Work instructions:
Using the records below, copy exactly the part that opens with the line holding "Emit a web page" and closes with the line holding "const chart = echarts.init(document.getElementById('chart'))", minus the pictures.

******

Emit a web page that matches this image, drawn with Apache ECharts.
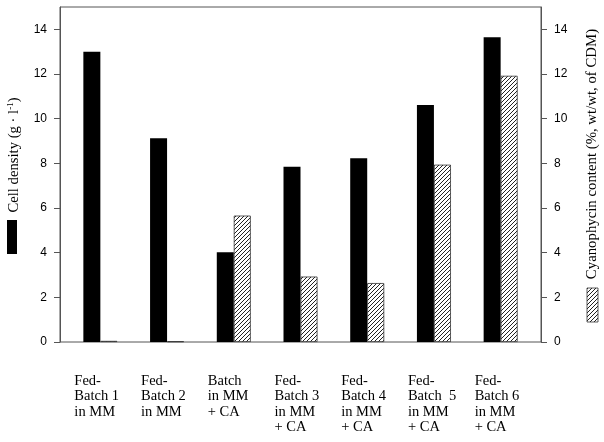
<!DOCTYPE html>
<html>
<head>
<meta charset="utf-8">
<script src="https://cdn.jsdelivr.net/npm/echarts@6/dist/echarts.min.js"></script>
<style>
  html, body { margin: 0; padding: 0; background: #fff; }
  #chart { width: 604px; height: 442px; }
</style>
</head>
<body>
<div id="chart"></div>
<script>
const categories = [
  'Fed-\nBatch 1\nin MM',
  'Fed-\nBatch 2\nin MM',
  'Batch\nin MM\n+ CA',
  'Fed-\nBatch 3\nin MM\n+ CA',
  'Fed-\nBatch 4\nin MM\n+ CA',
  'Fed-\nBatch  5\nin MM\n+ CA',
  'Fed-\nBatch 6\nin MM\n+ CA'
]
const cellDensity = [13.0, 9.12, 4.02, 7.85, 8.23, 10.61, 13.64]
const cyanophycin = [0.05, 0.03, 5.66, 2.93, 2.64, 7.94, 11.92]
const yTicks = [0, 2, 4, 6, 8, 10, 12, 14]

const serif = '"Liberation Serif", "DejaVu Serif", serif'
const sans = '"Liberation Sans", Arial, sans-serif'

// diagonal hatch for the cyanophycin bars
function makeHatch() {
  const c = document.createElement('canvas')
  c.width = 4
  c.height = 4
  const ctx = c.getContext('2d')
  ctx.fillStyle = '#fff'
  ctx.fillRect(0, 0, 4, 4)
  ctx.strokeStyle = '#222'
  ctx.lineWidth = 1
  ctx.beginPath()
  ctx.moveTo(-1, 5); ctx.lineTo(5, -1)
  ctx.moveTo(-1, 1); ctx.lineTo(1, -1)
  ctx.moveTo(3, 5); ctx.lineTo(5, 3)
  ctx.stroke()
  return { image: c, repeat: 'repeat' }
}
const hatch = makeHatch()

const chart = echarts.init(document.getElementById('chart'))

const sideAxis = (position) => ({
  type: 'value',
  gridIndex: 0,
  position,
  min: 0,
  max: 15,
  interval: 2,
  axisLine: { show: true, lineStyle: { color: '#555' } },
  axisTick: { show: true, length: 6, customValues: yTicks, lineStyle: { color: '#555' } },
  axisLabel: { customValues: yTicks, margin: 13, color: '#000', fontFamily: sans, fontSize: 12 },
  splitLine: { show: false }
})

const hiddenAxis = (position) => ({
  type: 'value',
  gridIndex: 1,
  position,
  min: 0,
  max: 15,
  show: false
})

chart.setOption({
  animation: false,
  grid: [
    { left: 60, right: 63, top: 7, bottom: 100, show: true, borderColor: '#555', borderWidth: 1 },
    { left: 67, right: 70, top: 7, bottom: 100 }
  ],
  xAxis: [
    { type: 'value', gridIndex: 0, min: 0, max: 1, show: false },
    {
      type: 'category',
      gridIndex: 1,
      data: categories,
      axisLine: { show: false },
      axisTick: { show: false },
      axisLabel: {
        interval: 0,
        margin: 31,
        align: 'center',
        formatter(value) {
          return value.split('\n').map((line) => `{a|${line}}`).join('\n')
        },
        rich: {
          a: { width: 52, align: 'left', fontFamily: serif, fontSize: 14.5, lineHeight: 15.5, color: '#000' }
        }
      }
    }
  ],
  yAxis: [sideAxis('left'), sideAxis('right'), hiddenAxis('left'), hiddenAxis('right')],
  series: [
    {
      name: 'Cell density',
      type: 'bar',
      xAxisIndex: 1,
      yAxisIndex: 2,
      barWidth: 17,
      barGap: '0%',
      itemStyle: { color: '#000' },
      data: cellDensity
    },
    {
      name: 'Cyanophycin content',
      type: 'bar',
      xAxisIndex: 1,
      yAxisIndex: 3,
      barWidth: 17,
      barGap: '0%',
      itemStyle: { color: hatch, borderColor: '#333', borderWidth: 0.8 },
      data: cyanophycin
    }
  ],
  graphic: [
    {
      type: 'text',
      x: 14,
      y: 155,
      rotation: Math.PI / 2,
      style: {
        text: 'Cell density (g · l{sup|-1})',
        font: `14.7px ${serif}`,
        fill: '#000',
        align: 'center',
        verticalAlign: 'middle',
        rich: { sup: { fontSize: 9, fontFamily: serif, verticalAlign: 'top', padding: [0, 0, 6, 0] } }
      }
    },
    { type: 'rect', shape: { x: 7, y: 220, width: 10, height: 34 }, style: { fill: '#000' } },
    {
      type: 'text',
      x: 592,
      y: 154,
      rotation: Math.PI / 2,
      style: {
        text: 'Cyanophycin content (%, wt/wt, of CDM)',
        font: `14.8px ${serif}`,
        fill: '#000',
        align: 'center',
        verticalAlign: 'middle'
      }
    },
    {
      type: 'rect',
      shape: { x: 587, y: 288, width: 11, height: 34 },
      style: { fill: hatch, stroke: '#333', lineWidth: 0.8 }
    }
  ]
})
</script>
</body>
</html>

******

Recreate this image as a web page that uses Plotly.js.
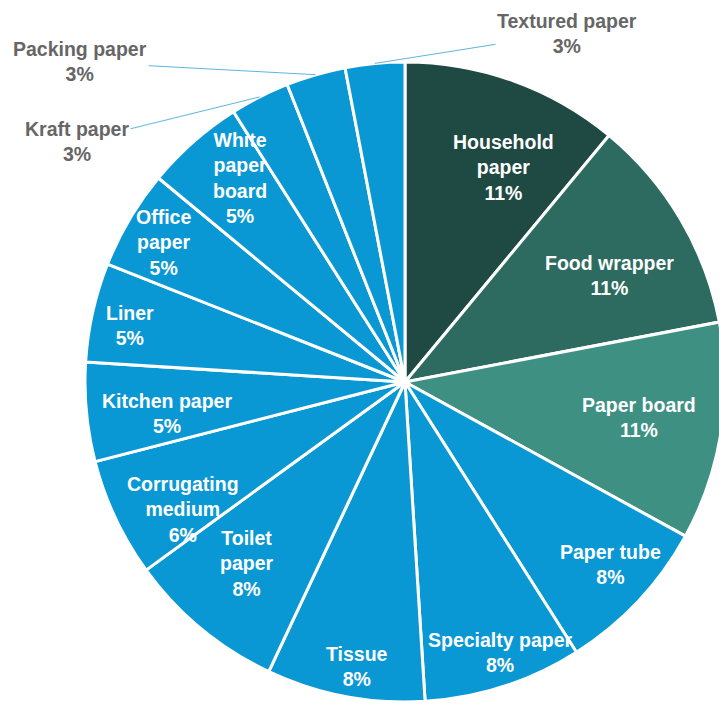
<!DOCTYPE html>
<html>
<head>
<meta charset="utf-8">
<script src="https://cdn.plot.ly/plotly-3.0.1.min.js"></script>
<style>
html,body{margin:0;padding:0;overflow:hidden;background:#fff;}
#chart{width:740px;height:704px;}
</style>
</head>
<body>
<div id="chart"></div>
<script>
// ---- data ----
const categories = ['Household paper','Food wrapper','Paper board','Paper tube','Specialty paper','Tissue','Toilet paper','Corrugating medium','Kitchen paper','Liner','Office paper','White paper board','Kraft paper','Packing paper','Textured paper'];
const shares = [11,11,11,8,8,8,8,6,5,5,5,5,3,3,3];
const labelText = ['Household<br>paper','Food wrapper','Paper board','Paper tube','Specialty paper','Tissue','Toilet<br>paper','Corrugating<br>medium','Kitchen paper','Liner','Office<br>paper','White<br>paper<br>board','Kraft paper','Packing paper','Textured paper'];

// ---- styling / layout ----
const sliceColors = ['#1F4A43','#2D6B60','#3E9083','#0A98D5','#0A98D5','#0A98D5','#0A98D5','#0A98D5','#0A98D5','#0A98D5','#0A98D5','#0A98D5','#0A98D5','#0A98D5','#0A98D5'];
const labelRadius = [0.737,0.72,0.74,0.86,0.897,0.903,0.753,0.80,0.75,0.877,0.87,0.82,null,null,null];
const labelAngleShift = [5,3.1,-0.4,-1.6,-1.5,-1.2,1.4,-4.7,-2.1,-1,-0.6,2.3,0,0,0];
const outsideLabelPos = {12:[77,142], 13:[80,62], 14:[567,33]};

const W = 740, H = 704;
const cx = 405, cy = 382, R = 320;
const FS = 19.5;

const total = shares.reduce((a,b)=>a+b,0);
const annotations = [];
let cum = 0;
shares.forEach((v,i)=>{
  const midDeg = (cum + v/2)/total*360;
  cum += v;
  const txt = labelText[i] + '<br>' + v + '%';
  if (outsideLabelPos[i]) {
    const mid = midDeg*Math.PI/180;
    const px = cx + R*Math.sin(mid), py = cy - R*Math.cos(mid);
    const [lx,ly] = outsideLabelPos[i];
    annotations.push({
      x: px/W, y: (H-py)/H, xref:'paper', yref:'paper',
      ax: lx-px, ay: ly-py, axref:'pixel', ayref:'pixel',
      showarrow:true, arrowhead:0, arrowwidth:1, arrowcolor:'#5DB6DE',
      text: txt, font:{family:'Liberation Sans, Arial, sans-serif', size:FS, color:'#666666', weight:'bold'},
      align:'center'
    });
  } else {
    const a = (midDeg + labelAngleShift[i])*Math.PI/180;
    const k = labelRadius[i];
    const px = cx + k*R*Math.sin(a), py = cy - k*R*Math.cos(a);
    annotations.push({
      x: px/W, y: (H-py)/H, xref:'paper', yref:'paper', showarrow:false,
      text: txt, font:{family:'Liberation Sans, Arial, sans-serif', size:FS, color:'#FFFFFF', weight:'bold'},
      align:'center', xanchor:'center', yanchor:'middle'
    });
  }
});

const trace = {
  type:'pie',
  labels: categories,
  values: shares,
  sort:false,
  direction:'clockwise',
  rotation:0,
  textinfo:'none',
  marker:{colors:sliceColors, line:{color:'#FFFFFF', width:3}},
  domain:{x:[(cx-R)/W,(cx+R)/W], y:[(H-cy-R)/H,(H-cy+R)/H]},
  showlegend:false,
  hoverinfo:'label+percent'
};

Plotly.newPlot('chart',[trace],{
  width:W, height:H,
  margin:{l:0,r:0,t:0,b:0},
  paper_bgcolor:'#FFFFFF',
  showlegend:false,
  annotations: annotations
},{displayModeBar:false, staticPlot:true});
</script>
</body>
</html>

******

Exercise solution:
Emit a web page that matches this image, drawn with Apache ECharts.
<!DOCTYPE html>
<html>
<head>
<meta charset="utf-8">
<script src="https://cdn.jsdelivr.net/npm/echarts@6/dist/echarts.min.js"></script>
<style>
  html, body { margin: 0; padding: 0; background: #fff; }
  #chart { width: 604px; height: 442px; }
</style>
</head>
<body>
<div id="chart"></div>
<script>
const categories = [
  'Fed-\nBatch 1\nin MM',
  'Fed-\nBatch 2\nin MM',
  'Batch\nin MM\n+ CA',
  'Fed-\nBatch 3\nin MM\n+ CA',
  'Fed-\nBatch 4\nin MM\n+ CA',
  'Fed-\nBatch  5\nin MM\n+ CA',
  'Fed-\nBatch 6\nin MM\n+ CA'
]
const cellDensity = [13.0, 9.12, 4.02, 7.85, 8.23, 10.61, 13.64]
const cyanophycin = [0.05, 0.03, 5.66, 2.93, 2.64, 7.94, 11.92]
const yTicks = [0, 2, 4, 6, 8, 10, 12, 14]

const serif = '"Liberation Serif", "DejaVu Serif", serif'
const sans = '"Liberation Sans", Arial, sans-serif'

// diagonal hatch for the cyanophycin bars
function makeHatch() {
  const c = document.createElement('canvas')
  c.width = 4
  c.height = 4
  const ctx = c.getContext('2d')
  ctx.fillStyle = '#fff'
  ctx.fillRect(0, 0, 4, 4)
  ctx.strokeStyle = '#222'
  ctx.lineWidth = 1
  ctx.beginPath()
  ctx.moveTo(-1, 5); ctx.lineTo(5, -1)
  ctx.moveTo(-1, 1); ctx.lineTo(1, -1)
  ctx.moveTo(3, 5); ctx.lineTo(5, 3)
  ctx.stroke()
  return { image: c, repeat: 'repeat' }
}
const hatch = makeHatch()

const chart = echarts.init(document.getElementById('chart'))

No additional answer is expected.